CHFM-FM
- Calgary, Alberta; Canada;
- Broadcast area: Calgary Metropolitan Region
- Frequency: 95.9 MHz
- Branding: Star 95.9

Programming
- Format: Adult contemporary

Ownership
- Owner: Rogers Radio; (Rogers Media, Inc.);
- Sister stations: CJAQ-FM, CKAL-DT, CJCO-DT

History
- First air date: 1962
- Call sign meaning: Calgary High Fidelity Music

Technical information
- Class: C
- ERP: 48,000 watts average 100,000 watts peak
- HAAT: 160 metres (520 ft)
- Repeater: CHFM-FM-1 99.3 Banff;

Links
- Webcast: Listen Live
- Website: star959.ca

= CHFM-FM =

Radio station in Calgary

CHFM-FM (95.9 MHz Star 95.9) is a Canadian radio station broadcasting in Calgary, Alberta. Owned by Rogers Radio, a division of Rogers Sports & Media, the station broadcasts an adult contemporary format. CHFM's studios are located on 7th Avenue Southwest in Downtown Calgary, while its transmitter is located on Patina Hill Drive Southwest in West Calgary.

As of Winter 2020, CHFM is the 4th-most-listened-to radio station in the Calgary market according to a PPM data report released by Numeris.

==History==
CHFM was Calgary's first FM radio station when it signed on the air in 1962, as a beautiful music/easy listening station. Moffat Communications (owners of the top-40 CKXL in Calgary) purchased the station in 1972. The station would move to a soft rock/adult contemporary format in the early-1980s as FM96. Personalities at the station during this time included Kevin Nelson (son of long time 1050 CHUM morning personality Jay Nelson), Cal Walker, Paul Boucher, Colleen Troy, Marilyn Denis, Chris Coburn and Gerry Forbes.

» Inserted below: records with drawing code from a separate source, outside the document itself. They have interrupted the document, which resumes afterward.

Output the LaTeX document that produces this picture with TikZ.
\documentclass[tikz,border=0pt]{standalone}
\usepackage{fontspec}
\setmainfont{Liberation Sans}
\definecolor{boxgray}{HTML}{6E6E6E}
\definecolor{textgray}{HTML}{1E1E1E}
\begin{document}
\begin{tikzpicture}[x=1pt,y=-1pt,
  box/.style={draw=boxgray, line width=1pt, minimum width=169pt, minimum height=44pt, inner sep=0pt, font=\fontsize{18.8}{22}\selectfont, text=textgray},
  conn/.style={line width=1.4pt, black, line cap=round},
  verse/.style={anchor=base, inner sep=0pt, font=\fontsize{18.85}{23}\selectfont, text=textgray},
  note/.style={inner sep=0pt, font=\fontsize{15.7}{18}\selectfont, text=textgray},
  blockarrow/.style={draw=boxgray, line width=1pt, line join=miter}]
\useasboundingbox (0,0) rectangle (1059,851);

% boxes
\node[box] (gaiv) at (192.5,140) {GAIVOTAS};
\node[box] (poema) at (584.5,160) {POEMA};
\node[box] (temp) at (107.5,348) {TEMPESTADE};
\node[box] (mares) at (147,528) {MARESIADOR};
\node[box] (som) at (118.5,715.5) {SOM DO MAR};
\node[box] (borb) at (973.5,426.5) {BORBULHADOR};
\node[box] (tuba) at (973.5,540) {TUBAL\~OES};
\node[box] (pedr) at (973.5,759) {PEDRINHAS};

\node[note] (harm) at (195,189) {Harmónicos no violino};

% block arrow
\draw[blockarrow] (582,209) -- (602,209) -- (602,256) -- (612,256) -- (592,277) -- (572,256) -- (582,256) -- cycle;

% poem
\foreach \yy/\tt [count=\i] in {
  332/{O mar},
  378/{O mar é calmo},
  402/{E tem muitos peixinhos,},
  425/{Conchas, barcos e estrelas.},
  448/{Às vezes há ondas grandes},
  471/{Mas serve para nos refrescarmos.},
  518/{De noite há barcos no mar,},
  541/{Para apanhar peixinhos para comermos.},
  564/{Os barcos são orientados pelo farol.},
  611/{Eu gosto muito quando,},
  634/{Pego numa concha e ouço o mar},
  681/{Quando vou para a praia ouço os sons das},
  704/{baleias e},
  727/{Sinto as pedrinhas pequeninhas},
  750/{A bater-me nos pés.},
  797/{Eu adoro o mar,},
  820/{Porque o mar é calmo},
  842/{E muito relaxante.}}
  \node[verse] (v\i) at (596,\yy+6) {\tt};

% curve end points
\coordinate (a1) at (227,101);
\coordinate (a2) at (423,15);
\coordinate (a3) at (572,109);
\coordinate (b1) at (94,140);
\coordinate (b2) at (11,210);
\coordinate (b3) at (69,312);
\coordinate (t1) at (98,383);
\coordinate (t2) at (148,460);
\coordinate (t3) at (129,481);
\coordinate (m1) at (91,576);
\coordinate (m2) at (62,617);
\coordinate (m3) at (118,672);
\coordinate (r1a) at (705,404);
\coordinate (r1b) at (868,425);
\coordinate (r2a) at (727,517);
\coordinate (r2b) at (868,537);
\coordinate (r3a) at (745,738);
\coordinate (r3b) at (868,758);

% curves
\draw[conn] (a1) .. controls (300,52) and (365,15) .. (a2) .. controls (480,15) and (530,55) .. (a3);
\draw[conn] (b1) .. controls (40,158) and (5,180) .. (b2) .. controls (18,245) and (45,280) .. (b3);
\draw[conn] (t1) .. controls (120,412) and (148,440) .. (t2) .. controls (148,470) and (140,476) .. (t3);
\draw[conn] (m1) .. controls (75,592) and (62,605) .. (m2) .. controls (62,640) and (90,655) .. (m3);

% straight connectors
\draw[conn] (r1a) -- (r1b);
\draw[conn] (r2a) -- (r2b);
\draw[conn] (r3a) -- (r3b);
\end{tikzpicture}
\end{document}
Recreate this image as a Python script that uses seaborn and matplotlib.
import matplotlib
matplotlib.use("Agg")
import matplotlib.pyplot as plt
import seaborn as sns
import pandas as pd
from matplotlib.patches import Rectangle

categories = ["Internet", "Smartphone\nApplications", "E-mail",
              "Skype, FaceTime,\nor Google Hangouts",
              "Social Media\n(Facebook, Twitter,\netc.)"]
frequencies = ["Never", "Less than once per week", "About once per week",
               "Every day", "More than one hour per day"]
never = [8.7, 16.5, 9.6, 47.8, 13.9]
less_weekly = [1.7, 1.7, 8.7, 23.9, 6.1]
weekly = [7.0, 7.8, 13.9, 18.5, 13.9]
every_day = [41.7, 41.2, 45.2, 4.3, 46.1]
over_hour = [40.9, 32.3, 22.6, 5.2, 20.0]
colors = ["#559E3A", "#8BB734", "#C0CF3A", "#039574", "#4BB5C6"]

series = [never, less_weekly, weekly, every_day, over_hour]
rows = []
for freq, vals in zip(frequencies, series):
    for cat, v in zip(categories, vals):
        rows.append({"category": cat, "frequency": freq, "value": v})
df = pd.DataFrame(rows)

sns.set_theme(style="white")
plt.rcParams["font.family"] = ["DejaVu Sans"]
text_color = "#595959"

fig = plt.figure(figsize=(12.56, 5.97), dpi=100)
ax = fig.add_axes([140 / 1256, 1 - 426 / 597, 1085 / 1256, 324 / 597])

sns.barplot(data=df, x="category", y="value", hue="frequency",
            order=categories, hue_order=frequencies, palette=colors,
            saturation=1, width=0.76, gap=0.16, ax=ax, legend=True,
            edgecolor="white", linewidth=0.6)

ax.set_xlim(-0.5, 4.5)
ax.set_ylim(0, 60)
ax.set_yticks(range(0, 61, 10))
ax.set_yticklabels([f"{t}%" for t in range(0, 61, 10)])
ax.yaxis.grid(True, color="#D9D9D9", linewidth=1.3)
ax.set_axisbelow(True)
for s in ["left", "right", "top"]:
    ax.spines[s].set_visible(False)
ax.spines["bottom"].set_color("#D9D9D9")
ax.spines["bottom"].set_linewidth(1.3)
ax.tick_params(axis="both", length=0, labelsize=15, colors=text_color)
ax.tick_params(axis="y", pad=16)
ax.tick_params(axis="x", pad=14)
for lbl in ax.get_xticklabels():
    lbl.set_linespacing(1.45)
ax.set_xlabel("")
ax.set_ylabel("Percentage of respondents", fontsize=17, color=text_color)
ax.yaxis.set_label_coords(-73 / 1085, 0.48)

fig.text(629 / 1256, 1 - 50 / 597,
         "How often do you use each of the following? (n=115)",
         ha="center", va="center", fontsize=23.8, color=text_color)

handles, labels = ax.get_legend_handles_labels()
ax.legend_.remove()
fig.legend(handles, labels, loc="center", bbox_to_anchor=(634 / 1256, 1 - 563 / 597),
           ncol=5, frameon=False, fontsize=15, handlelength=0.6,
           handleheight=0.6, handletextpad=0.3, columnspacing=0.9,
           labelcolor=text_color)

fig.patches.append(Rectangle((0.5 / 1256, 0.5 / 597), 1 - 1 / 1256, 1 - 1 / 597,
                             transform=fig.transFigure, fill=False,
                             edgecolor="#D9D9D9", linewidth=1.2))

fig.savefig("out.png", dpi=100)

In August 1992, Moffat Communications sold CHFM to Rogers Broadcasting as part of the company's divesture of it’s radio division. In December 1992, the station rebranded as Lite 96 CHFM, becoming one of the most popular stations in Calgary. Don Stevens, Joanne Johnson and Jamie (The Coach) Herbison became the morning show hosts in March 1993. Other personalities included Dan Willmott, Charlee Morgan, Darren Robson and Bruce Ritchie. During the 1990s, other programs heard on CHFM included “Sex, Lives and Audiotape”, hosted by Rhona Raskin and “Lovers and Other Strangers”, hosted by Don Jackson of sister station CHFI-FM, in syndication.

CHFM would become Lite 95.9 in 2011 with a slight format change to Hot AC, away from their long running soft music tradition.

The station rebranded as Kiss 95.9 on December 26, 2013. In December 2017, the station returned to AC and rebranded using its call letters, with branding modelled after sister station CHFI in Toronto.

In February 2022, the station rebranded as Star 95.9 and introduced a new on-air lineup.